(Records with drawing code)

■ ■ ■

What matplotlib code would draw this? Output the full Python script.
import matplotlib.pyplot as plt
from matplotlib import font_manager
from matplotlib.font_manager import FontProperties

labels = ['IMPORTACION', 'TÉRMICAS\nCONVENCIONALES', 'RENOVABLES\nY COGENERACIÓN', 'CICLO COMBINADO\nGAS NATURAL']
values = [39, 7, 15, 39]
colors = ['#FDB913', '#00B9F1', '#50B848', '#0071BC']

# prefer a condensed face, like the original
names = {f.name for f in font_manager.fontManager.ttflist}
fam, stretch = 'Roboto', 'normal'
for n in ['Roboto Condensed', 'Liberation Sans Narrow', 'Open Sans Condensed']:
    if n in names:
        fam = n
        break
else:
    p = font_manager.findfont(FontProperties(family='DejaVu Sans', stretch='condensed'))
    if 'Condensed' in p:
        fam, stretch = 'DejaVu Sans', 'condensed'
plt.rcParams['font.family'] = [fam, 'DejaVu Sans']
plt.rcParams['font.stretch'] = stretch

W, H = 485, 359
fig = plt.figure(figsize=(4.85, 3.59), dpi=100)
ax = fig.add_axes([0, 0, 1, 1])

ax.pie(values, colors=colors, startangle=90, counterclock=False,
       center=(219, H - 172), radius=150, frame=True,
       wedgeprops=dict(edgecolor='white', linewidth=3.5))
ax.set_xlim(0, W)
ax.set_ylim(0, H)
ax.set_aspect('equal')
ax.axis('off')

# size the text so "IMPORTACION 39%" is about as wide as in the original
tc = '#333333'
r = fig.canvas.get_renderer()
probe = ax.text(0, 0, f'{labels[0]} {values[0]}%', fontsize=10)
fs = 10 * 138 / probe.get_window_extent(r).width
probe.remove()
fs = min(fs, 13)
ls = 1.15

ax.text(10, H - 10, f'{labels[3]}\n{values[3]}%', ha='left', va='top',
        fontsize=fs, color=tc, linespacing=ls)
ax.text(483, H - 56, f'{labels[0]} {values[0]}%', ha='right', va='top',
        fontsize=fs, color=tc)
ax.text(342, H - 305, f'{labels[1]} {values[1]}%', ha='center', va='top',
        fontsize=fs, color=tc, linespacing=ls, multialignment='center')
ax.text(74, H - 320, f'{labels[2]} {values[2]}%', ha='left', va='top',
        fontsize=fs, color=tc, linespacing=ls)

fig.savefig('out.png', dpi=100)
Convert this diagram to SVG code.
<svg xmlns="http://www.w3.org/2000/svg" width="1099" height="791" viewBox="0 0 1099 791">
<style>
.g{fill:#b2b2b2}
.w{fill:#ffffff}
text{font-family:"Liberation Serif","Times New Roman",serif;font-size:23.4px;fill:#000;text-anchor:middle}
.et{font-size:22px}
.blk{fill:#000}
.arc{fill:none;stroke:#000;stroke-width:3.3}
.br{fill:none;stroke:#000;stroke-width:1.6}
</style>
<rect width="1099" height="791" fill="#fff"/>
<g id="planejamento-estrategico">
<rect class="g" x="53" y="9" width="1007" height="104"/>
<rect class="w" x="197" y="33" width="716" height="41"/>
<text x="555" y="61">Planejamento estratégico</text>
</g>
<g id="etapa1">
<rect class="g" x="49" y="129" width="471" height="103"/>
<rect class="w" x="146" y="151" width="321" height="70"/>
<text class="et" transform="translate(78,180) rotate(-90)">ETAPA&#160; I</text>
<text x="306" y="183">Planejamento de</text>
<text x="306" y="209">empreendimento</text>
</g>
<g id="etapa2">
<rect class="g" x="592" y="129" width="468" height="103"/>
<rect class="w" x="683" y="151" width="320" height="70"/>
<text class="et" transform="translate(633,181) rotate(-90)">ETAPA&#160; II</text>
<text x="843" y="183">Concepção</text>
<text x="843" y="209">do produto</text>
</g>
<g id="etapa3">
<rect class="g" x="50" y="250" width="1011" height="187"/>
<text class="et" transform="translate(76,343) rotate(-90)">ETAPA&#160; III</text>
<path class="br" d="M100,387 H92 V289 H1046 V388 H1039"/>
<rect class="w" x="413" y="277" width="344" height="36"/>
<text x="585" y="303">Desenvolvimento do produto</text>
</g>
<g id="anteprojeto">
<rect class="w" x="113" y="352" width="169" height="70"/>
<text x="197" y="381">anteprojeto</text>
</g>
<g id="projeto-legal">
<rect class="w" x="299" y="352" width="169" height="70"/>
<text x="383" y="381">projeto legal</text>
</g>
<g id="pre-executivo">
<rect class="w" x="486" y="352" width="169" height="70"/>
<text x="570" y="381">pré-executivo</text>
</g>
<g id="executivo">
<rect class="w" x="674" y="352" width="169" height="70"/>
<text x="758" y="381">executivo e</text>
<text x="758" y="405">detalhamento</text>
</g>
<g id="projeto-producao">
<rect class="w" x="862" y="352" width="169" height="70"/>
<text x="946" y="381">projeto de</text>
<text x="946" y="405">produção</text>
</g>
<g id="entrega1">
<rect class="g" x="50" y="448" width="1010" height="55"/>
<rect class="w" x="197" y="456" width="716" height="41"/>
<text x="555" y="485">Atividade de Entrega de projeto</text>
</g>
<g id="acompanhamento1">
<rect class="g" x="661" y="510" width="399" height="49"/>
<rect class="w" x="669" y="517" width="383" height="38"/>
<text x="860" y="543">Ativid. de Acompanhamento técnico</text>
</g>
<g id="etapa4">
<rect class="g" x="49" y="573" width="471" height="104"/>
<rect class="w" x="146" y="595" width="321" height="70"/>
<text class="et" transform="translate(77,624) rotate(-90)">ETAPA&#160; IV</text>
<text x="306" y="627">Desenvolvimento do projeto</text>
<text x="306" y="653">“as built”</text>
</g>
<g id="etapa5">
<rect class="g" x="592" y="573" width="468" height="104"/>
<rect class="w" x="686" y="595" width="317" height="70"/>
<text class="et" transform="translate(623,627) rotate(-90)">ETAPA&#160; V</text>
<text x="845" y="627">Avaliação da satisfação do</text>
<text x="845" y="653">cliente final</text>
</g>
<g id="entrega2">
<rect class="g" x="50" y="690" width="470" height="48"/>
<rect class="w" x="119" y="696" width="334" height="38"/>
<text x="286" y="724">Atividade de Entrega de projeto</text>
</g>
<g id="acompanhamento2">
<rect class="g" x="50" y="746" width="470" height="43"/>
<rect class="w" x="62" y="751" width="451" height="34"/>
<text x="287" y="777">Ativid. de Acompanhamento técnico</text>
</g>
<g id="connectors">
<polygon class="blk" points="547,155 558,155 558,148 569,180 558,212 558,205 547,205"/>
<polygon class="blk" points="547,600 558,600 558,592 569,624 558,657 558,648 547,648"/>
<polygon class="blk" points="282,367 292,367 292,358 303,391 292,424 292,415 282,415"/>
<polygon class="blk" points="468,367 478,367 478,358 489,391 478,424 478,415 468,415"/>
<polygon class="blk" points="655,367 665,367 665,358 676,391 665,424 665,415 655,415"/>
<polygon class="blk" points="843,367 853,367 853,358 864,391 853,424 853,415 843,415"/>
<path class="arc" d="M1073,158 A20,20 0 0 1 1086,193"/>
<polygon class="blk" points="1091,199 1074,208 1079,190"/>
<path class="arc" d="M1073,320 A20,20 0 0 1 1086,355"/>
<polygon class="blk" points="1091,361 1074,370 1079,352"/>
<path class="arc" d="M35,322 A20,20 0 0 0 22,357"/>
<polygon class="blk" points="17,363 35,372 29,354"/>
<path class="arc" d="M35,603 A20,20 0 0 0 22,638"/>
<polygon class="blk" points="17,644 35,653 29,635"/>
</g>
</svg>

■ ■ ■

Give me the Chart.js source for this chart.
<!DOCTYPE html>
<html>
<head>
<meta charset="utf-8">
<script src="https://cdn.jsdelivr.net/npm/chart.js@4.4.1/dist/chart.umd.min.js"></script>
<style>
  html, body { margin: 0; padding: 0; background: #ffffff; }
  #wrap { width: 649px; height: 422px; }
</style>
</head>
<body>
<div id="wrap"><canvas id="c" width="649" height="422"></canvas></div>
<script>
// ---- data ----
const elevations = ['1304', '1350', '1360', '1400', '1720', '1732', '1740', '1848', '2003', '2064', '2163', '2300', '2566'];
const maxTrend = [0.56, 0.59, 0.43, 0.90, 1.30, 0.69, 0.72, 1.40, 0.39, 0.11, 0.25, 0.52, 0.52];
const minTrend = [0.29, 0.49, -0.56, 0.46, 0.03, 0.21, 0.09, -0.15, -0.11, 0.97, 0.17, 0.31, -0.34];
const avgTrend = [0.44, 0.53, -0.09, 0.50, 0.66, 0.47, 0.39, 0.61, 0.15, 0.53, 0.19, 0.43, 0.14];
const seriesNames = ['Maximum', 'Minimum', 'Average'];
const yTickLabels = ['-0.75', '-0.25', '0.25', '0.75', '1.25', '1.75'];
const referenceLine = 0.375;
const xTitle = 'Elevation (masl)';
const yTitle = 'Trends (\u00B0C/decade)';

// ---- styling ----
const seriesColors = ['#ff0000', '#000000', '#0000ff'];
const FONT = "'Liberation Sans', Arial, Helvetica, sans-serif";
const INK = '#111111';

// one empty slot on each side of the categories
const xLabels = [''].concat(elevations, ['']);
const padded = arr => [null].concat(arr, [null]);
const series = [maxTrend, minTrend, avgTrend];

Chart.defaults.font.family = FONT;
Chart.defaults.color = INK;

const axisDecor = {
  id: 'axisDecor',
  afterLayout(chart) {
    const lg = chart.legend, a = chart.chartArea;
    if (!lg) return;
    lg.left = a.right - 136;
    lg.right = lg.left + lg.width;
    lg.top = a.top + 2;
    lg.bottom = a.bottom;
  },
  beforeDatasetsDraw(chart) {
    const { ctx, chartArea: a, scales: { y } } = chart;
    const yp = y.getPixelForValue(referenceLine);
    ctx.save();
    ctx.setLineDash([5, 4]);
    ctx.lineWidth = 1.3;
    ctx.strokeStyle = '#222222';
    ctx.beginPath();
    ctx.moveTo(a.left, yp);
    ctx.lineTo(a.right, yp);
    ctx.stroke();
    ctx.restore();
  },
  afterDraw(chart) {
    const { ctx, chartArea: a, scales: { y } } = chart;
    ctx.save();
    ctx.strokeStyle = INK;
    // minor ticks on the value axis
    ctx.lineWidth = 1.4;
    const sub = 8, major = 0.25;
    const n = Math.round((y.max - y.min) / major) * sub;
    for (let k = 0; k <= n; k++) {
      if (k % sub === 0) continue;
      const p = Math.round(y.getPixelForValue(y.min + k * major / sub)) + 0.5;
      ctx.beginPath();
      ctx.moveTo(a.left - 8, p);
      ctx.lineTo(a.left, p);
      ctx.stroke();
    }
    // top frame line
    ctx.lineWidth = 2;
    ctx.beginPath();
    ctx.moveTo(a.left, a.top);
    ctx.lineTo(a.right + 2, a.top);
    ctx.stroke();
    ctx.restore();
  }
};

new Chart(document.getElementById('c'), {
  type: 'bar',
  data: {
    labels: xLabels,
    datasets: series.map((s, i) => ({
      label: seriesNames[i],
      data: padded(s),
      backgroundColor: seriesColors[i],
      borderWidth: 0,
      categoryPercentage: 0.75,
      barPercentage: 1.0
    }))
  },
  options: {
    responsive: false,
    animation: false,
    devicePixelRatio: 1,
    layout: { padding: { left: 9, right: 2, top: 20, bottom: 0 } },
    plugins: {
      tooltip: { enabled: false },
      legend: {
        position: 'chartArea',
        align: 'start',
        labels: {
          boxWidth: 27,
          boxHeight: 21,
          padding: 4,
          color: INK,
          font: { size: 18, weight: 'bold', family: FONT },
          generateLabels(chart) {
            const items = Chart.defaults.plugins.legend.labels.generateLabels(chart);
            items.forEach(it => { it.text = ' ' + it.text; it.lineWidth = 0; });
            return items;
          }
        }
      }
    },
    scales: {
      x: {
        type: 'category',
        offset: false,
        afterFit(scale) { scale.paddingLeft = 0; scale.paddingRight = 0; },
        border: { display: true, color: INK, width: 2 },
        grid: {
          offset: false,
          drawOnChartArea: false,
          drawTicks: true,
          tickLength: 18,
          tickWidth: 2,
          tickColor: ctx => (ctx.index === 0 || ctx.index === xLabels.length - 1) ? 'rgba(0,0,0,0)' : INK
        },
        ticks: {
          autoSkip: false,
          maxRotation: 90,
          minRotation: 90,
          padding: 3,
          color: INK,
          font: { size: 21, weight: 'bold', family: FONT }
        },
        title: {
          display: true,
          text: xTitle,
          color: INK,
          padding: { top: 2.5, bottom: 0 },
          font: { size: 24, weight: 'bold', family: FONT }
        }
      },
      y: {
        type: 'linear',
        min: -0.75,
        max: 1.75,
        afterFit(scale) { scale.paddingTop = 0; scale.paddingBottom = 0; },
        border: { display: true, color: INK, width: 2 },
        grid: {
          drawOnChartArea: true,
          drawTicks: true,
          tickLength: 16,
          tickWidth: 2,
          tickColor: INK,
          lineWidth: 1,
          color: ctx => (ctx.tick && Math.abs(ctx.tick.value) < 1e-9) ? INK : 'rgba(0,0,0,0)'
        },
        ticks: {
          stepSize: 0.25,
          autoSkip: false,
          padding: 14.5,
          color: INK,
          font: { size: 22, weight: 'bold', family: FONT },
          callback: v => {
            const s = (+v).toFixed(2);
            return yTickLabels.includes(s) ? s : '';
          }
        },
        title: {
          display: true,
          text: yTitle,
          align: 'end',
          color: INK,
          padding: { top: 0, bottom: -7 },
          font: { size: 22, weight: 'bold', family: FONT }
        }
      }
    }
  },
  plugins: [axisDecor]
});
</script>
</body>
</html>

■ ■ ■

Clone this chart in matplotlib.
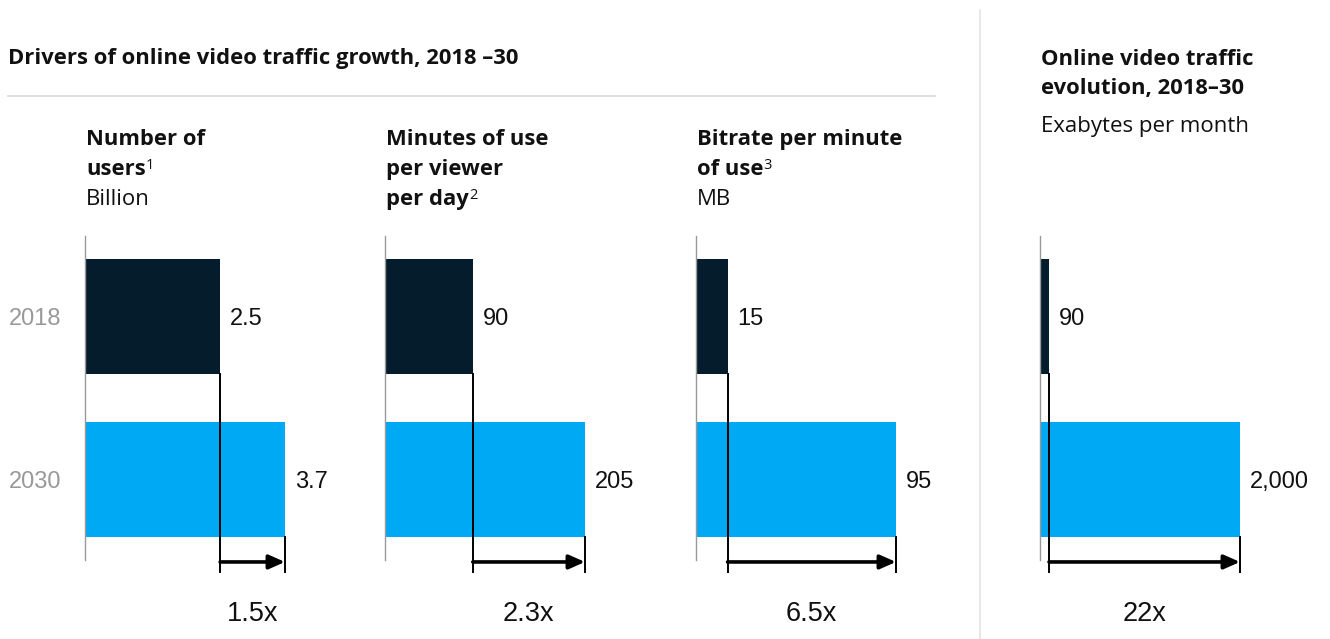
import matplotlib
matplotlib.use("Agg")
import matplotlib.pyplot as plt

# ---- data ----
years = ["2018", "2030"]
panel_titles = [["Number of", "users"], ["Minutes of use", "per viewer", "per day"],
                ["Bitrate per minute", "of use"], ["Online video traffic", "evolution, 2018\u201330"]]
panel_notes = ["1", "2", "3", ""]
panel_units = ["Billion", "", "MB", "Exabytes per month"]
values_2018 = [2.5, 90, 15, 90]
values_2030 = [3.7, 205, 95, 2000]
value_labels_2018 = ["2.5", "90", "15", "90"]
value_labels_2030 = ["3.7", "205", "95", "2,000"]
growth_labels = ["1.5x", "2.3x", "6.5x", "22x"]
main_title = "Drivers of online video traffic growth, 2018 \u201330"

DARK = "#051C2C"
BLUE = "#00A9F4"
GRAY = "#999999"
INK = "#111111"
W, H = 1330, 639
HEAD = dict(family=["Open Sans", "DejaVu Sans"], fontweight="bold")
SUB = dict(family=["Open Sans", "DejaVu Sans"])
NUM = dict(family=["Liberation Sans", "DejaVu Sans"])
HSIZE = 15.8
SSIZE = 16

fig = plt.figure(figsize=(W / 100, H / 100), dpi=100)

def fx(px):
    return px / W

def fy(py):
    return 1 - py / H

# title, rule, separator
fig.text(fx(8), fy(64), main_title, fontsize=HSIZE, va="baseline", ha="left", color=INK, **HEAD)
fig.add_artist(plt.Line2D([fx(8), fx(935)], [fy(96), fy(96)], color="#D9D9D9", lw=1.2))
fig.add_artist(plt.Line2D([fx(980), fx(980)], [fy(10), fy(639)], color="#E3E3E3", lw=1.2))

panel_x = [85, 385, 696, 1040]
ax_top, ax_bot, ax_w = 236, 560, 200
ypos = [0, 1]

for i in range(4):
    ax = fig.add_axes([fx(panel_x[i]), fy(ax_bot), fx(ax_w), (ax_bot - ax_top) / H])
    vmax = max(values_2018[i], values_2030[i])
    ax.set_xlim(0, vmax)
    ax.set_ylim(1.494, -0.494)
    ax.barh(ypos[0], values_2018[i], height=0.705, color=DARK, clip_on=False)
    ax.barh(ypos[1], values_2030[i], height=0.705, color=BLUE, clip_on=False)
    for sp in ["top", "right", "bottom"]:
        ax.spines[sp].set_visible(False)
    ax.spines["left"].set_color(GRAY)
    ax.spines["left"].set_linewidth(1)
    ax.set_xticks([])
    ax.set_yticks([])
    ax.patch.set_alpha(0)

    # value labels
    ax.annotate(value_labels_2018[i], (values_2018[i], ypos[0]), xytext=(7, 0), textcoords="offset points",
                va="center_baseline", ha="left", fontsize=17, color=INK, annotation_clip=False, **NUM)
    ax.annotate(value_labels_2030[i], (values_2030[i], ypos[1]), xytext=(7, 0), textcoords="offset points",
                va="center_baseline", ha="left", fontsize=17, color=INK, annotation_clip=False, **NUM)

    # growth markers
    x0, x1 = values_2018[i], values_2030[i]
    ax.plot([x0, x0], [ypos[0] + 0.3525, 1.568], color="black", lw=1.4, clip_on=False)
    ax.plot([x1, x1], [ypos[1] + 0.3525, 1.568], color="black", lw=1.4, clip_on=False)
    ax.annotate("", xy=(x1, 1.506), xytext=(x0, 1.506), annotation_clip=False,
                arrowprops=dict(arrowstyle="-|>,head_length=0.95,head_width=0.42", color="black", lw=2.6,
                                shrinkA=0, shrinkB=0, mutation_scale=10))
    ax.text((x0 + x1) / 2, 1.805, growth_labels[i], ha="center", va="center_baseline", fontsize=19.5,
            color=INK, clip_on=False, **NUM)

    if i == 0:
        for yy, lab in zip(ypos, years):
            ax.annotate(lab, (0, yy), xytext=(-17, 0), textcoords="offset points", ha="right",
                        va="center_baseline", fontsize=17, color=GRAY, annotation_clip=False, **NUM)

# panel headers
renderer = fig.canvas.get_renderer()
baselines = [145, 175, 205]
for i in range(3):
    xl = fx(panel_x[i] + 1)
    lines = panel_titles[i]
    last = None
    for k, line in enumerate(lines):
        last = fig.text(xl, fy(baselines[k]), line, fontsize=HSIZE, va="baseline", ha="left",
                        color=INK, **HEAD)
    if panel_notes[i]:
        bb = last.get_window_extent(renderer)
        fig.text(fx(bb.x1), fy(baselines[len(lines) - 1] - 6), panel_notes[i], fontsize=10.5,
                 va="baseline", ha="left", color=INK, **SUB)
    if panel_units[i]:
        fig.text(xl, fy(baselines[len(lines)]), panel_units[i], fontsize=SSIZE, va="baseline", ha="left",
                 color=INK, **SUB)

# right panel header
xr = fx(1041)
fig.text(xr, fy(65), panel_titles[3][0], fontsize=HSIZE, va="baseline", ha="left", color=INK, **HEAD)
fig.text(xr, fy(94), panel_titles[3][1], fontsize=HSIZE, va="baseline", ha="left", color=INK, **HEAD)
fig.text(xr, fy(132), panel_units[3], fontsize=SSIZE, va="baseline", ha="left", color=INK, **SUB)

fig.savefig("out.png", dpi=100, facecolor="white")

■ ■ ■

(WORK TO BE COMPLETED): Show all lines from the data above in which the word "matplotlib" appears.

(WORKED SOLUTION):
What matplotlib code would draw this? Output the full Python script.
import matplotlib.pyplot as plt
from matplotlib import font_manager
from matplotlib.font_manager import FontProperties
Clone this chart in matplotlib.
import matplotlib
matplotlib.use("Agg")
import matplotlib.pyplot as plt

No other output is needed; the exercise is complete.